WORD STUDY – SON (ARAMAIC) –ברא

John 3:35 The Father loveth the Son, and hath given all things into his hand.

This morning I sat down to do a study and I had no study passage in mind so I did the old open your Bible and point to a verse thing. I came up with John 3:35 and felt that great impression, you know what I mean, to study the word Son in Aramaic. That’s like asking me to explain the Trinity which I cannot do, no one can. The church calls the Trinity a mystery and I am in the pew right with them on that. I believe in the Trinity because I believe the Bible speaks of the Trinity, so I believe in the Trinity. But I sure cannot explain it.

What I find troubling is that the disciples who were all Jews had no problem with calling the Jesus the Son of God, even though their entire upbringing told them there was only one God. Every morning they recited the Shama of Deuteronomy 6:4: “Hear O’ Israel, the Lord our God is one.” If you had one God then how could this human being declare Himself to be the Son of God without saying you had two Gods. Then you have the Holy Spirit coming on Him during His baptism and now you have three Gods. These Jewish disciples didn’t bat an eye.

Well, the disciples were simply unlearned men who would did not think about such philosophical issues. Then how about the Apostle Paul who was a intellectual, surely he would have wondered about this vision of Jesus who declared Himself God and then being filled with the Holy Spirit finds himself confronting three Gods rather than one?

The answer may lie in the fact that the first century Semitic Jews did not think the way we do in our modern, technological, mathematical, precise thinking. We use a Platonic form of reasoning and logic and they used a box form of reasoning and when something didn’t fit in the box they thought outside the box.

But I will end up writing a book if you go into all the details and this is just a simple study of the word Son. The word Son in Greek is huion from the root word huios. It sounds like the word the military uses when they raise their fist and say “huion” to identify solidarity but it is not same word, I have no idea what that word means in the military, I will have to ask someone sometime. Anyways, that word in the Greek means a son, or anyone who shares the same nature as someone else. It still has the idea of a separate, individual unique person.

The word that is used in the Aramaic is bera which is a sort of all purpose adjective. The Aramaic used in Jesus’s day had very few adjectives and bera was used for many things. It’s Semitic origin lies in the idea of being formed out of something else but still a part of that same thing it was formed out of. It is sort of like building a sand castle on the beach. You have a beach full of sand and out of that sand you build a castle, however, it is still part and parcel of that sand and the first wave that comes washes away that castle and the sand blends back into the sand of the beach. So in the Semitic mindset, they had no problem with Jesus calling Himself the Son of God and still being God for God was the sand on the beach and Jesus was a part of God that rose up from the sand for form the castle and then when the wave of death came He just washed into that beach of God. We humans however, were not so formed, we were formed from the dust of the ground and God only breathed into us life, we were not formed form that sandy beach.

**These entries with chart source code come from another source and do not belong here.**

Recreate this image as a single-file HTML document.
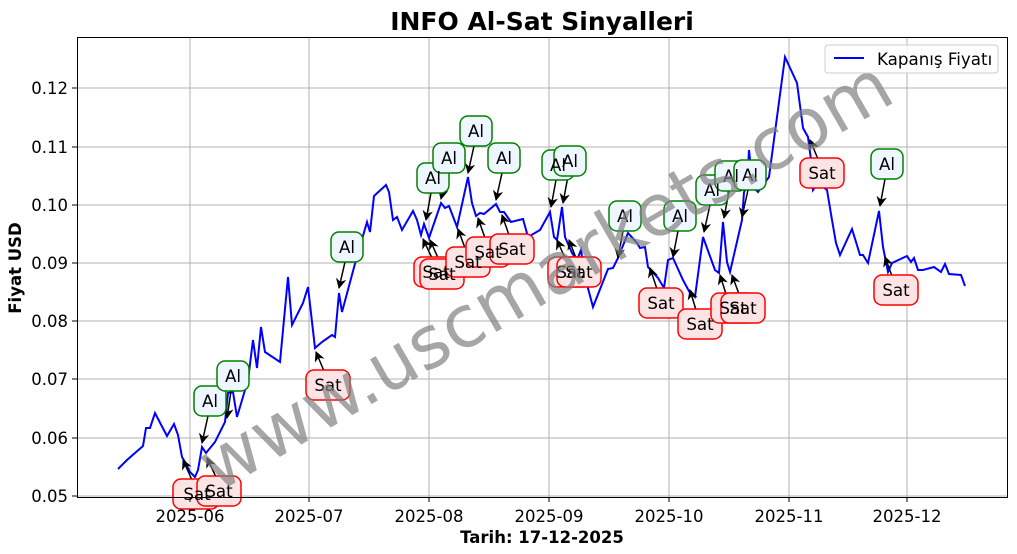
<!DOCTYPE html>
<html><head><meta charset="utf-8"><style>body{margin:0;background:#fff}svg{display:block;font-family:"DejaVu Sans","Liberation Sans",sans-serif}</style></head><body>
<svg width="1017" height="554" viewBox="0 0 1017 554" xmlns="http://www.w3.org/2000/svg">
<defs><marker id="ah" viewBox="0 0 10 10" refX="9" refY="5" markerWidth="7" markerHeight="7" orient="auto-start-reverse"><path d="M0,0 L10,5 L0,10 L3,5z" fill="#000"/></marker></defs>
<rect width="1017" height="554" fill="#fff"/>
<g stroke="#b0b0b0" stroke-width="1">
<line x1="190" y1="37" x2="190" y2="497"/><line x1="309" y1="37" x2="309" y2="497"/><line x1="429" y1="37" x2="429" y2="497"/><line x1="549" y1="37" x2="549" y2="497"/><line x1="669" y1="37" x2="669" y2="497"/><line x1="789" y1="37" x2="789" y2="497"/><line x1="907" y1="37" x2="907" y2="497"/>
<line x1="77" y1="496" x2="1007" y2="496"/><line x1="77" y1="438" x2="1007" y2="438"/><line x1="77" y1="379" x2="1007" y2="379"/><line x1="77" y1="321" x2="1007" y2="321"/><line x1="77" y1="263" x2="1007" y2="263"/><line x1="77" y1="205" x2="1007" y2="205"/><line x1="77" y1="147" x2="1007" y2="147"/><line x1="77" y1="88" x2="1007" y2="88"/>
</g>
<polyline fill="none" stroke="#0000ff" stroke-width="2" points="118,469 127,460 143,446 146,428 150,428 155,413 167,436 174,424 178,435 182,457 185,462 190,472 195,477 198,470 202,447 206,453 215,442 225,422 228,393 233,392 237,417 248,380 253,340 257,368 261,327 265,352 280,362 288,277 292,325 303,303 308,287 315,348 322,342 332,335 335,337 339,293 342,312 356,260 367,222 370,232 374,196 386,185 389,192 393,220 397,217 402,230 413,211 417,220 421,235 424,224 429,238 441,203 445,208 449,206 457,227 468,177 472,203 476,216 480,213 484,214 496,204 500,212 504,212 511,222 523,219 528,237 540,230 550,212 554,237 557,240 562,207 565,237 572,253 577,260 581,250 585,277 593,307 608,269 613,268 618,258 628,233 637,243 640,248 645,247 648,267 658,278 664,288 668,260 673,258 683,280 690,293 695,297 703,237 715,270 719,273 723,222 727,262 730,272 742,220 744,192 747,187 749,150 753,187 758,192 769,177 785,57 797,83 803,128 808,137 811,160 813,190 818,183 827,190 832,220 836,243 840,255 852,229 860,255 863,255 868,263 879,211 883,247 888,272 892,263 907,256 911,262 914,258 918,270 923,270 934,267 941,272 945,264 949,274 961,275 965,286"/>
<g font-size="16.7" text-anchor="middle" stroke-width="1.5">
<g stroke="#000" fill="none" marker-end="url(#ah)">
<line x1="192" y1="480" x2="183" y2="460"/><line x1="216" y1="477" x2="207" y2="458"/>
<line x1="208" y1="416" x2="202" y2="443"/><line x1="231" y1="391" x2="227" y2="418"/>
<line x1="324" y1="371" x2="316" y2="352"/><line x1="345" y1="262" x2="339" y2="288"/>
<line x1="431" y1="193" x2="426" y2="220"/><line x1="447" y1="173" x2="441" y2="199"/><line x1="474" y1="146" x2="468" y2="173"/><line x1="502" y1="173" x2="496" y2="200"/>
<line x1="432" y1="258" x2="423" y2="239"/><line x1="439" y1="260" x2="430" y2="240"/><line x1="465" y1="248" x2="458" y2="229"/><line x1="485" y1="238" x2="478" y2="218"/><line x1="509" y1="235" x2="502" y2="215"/>
<line x1="556" y1="180" x2="551" y2="207"/><line x1="568" y1="176" x2="563" y2="203"/>
<line x1="565" y1="258" x2="557" y2="240"/><line x1="576" y1="258" x2="569" y2="240"/>
<line x1="623" y1="231" x2="618" y2="258"/><line x1="678" y1="231" x2="673" y2="257"/>
<line x1="657" y1="289" x2="650" y2="268"/><line x1="696" y1="310" x2="690" y2="290"/>
<line x1="710" y1="205" x2="704" y2="232"/><line x1="729" y1="191" x2="724" y2="218"/><line x1="748" y1="190" x2="742" y2="217"/>
<line x1="726" y1="294" x2="720" y2="275"/><line x1="739" y1="294" x2="732" y2="275"/>
<line x1="818" y1="159" x2="810" y2="140"/><line x1="885" y1="179" x2="880" y2="206"/><line x1="892" y1="276" x2="885" y2="257"/>
</g>
<g fill="#fde4e4" stroke="#f00">
<rect x="173" y="479" width="46" height="30" rx="8"/><rect x="197" y="476" width="44" height="30" rx="8"/>
<rect x="306" y="370" width="44" height="30" rx="8"/>
<rect x="414" y="257" width="44" height="30" rx="8"/><rect x="420" y="259" width="44" height="30" rx="8"/><rect x="446" y="247" width="44" height="30" rx="8"/><rect x="466" y="237" width="44" height="30" rx="8"/><rect x="490" y="234" width="44" height="30" rx="8"/>
<rect x="548" y="257" width="44" height="30" rx="8"/><rect x="557" y="257" width="44" height="30" rx="8"/>
<rect x="639" y="288" width="44" height="30" rx="8"/><rect x="678" y="309" width="44" height="30" rx="8"/>
<rect x="711" y="293" width="44" height="30" rx="8"/><rect x="721" y="293" width="44" height="30" rx="8"/>
<rect x="800" y="158" width="44" height="30" rx="8"/><rect x="874" y="275" width="44" height="30" rx="8"/>
</g>
<g fill="#000" stroke="none">
<text x="197" y="500">Sat</text><text x="219" y="497">Sat</text><text x="328" y="391">Sat</text>
<text x="436" y="278">Sat</text><text x="442" y="280">Sat</text><text x="468" y="268">Sat</text><text x="488" y="258">Sat</text><text x="512" y="255">Sat</text>
<text x="570" y="278">Sat</text><text x="579" y="278">Sat</text><text x="661" y="309">Sat</text><text x="700" y="330">Sat</text>
<text x="733" y="314">Sat</text><text x="743" y="314">Sat</text><text x="822" y="179">Sat</text><text x="896" y="296">Sat</text>
</g>
<g fill="#eef6ff" stroke="#008000">
<rect x="194" y="386" width="32" height="30" rx="8"/><rect x="217" y="361" width="32" height="30" rx="8"/>
<rect x="331" y="232" width="32" height="30" rx="8"/>
<rect x="417" y="163" width="32" height="30" rx="8"/><rect x="433" y="143" width="32" height="30" rx="8"/><rect x="460" y="116" width="32" height="30" rx="8"/><rect x="488" y="143" width="32" height="30" rx="8"/>
<rect x="542" y="150" width="32" height="30" rx="8"/><rect x="554" y="146" width="32" height="30" rx="8"/>
<rect x="609" y="201" width="32" height="30" rx="8"/><rect x="664" y="201" width="32" height="30" rx="8"/>
<rect x="696" y="175" width="32" height="30" rx="8"/><rect x="715" y="161" width="32" height="30" rx="8"/><rect x="734" y="160" width="32" height="30" rx="8"/>
<rect x="871" y="149" width="32" height="30" rx="8"/>
</g>
<g fill="#000" stroke="none">
<text x="210" y="407">Al</text><text x="233" y="382">Al</text><text x="347" y="253">Al</text>
<text x="433" y="184">Al</text><text x="449" y="164">Al</text><text x="476" y="137">Al</text><text x="504" y="164">Al</text>
<text x="558" y="171">Al</text><text x="570" y="167">Al</text><text x="625" y="222">Al</text><text x="680" y="222">Al</text>
<text x="712" y="196">Al</text><text x="731" y="182">Al</text><text x="750" y="181">Al</text><text x="887" y="170">Al</text>
</g>
</g>
<text x="545" y="300" font-size="72" fill="#808080" fill-opacity="0.7" text-anchor="middle" transform="rotate(-30 545 275)">www.uscmarkets.com</text>
<rect x="77.5" y="37.5" width="930" height="460" fill="none" stroke="#000" stroke-width="1"/>
<g stroke="#000"><line x1="190" y1="497" x2="190" y2="502"/><line x1="309" y1="497" x2="309" y2="502"/><line x1="429" y1="497" x2="429" y2="502"/><line x1="549" y1="497" x2="549" y2="502"/><line x1="669" y1="497" x2="669" y2="502"/><line x1="789" y1="497" x2="789" y2="502"/><line x1="907" y1="497" x2="907" y2="502"/>
<line x1="72" y1="496" x2="77" y2="496"/><line x1="72" y1="438" x2="77" y2="438"/><line x1="72" y1="379" x2="77" y2="379"/><line x1="72" y1="321" x2="77" y2="321"/><line x1="72" y1="263" x2="77" y2="263"/><line x1="72" y1="205" x2="77" y2="205"/><line x1="72" y1="147" x2="77" y2="147"/><line x1="72" y1="88" x2="77" y2="88"/></g>
<g font-size="16.5" text-anchor="middle" fill="#000">
<text x="190" y="522">2025-06</text><text x="309" y="522">2025-07</text><text x="429" y="522">2025-08</text><text x="549" y="522">2025-09</text><text x="669" y="522">2025-10</text><text x="789" y="522">2025-11</text><text x="907" y="522">2025-12</text></g>
<g font-size="16.5" text-anchor="end" fill="#000">
<text x="68" y="502">0.05</text><text x="68" y="444">0.06</text><text x="68" y="385">0.07</text><text x="68" y="327">0.08</text><text x="68" y="269">0.09</text><text x="68" y="211">0.10</text><text x="68" y="153">0.11</text><text x="68" y="94">0.12</text></g>
<text x="542" y="543" font-size="16.5" font-weight="bold" text-anchor="middle">Tarih: 17-12-2025</text>
<text x="21" y="268" font-size="16.5" font-weight="bold" text-anchor="middle" transform="rotate(-90 21 268)">Fiyat USD</text>
<text x="542" y="30" font-size="25" font-weight="bold" text-anchor="middle">INFO Al-Sat Sinyalleri</text>
<rect x="825" y="45" width="173" height="28" rx="3" fill="#fff" fill-opacity="0.8" stroke="#ccc"/>
<line x1="834" y1="58" x2="864" y2="58" stroke="#0000ff" stroke-width="2"/>
<text x="877" y="65" font-size="16.7">Kapanış Fiyatı</text>
</svg>
</body></html>
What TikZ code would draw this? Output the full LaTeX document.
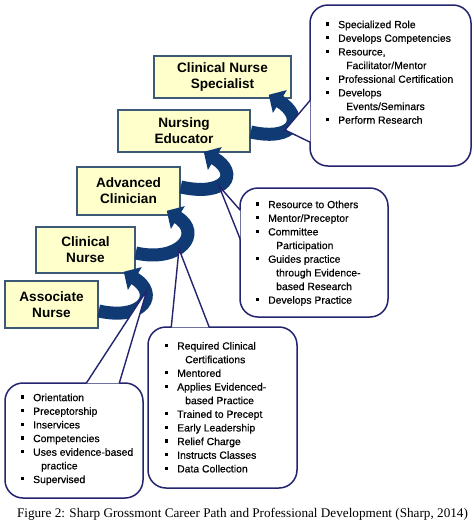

I have no doubt someone with a degree in theology can be a big beach bully and knock my sand castle down with a lot of theological words but I am no theologian, I am just a simple teacher of ancient languages and I can only tell you what I believe first century man was hearing when he heard the words, Son of God.

So what about all this Father and Son talk? You have to again think in first century Semitic thought. According to the common Near Eastern custom as father would turn everything he owned over to his first born son when he died. This was not strictly followed by the first century as sometimes the father would divide his estate equally between his sons. He could also do it before he died but according to Jewish law it would be in deed form only, the son could not sell the deed until his father died. If he did it would be an illegal transaction and like in the case of the prodigal son who would have had to sell his deed to an unscrupulous money changer once the Father returned with his son and declared himself alive the unscrupulous money changer would be forced by law to return the deed without any compensation. So the father did not have to dip into the older son’s share of inheritance to restore the son’s inheritance, the unscrupulous money changer had to do it. Sort of like when we wander away from God and the enemy steals all that God has given us, when we return to God the enemy is forced to return all he has stolen.

But I am off the point here. In first century custom it was the eldest son who had absolute authority over all that the father possessed while he was alive and after he dies unless the father legally chooses to grant that authority to his other children but it would have to be an agreement between the father and son for no matter what the agreement was the father and eldest son were considered one and the same in the authority they possessed. The eldest son could transact any business in the name of the father all he had to do was prove he was the father’s eldest son and that was usually done with a special robe (like Joseph was given) or a signet like Judah carried.

Thus, it was no problem for the disciples to understand that Jesus was simply the sandcastle on the beach of God and then to use the illustration of a first born son having all authority of His father it blended quite well into the thinking of a first century Semitic mindset.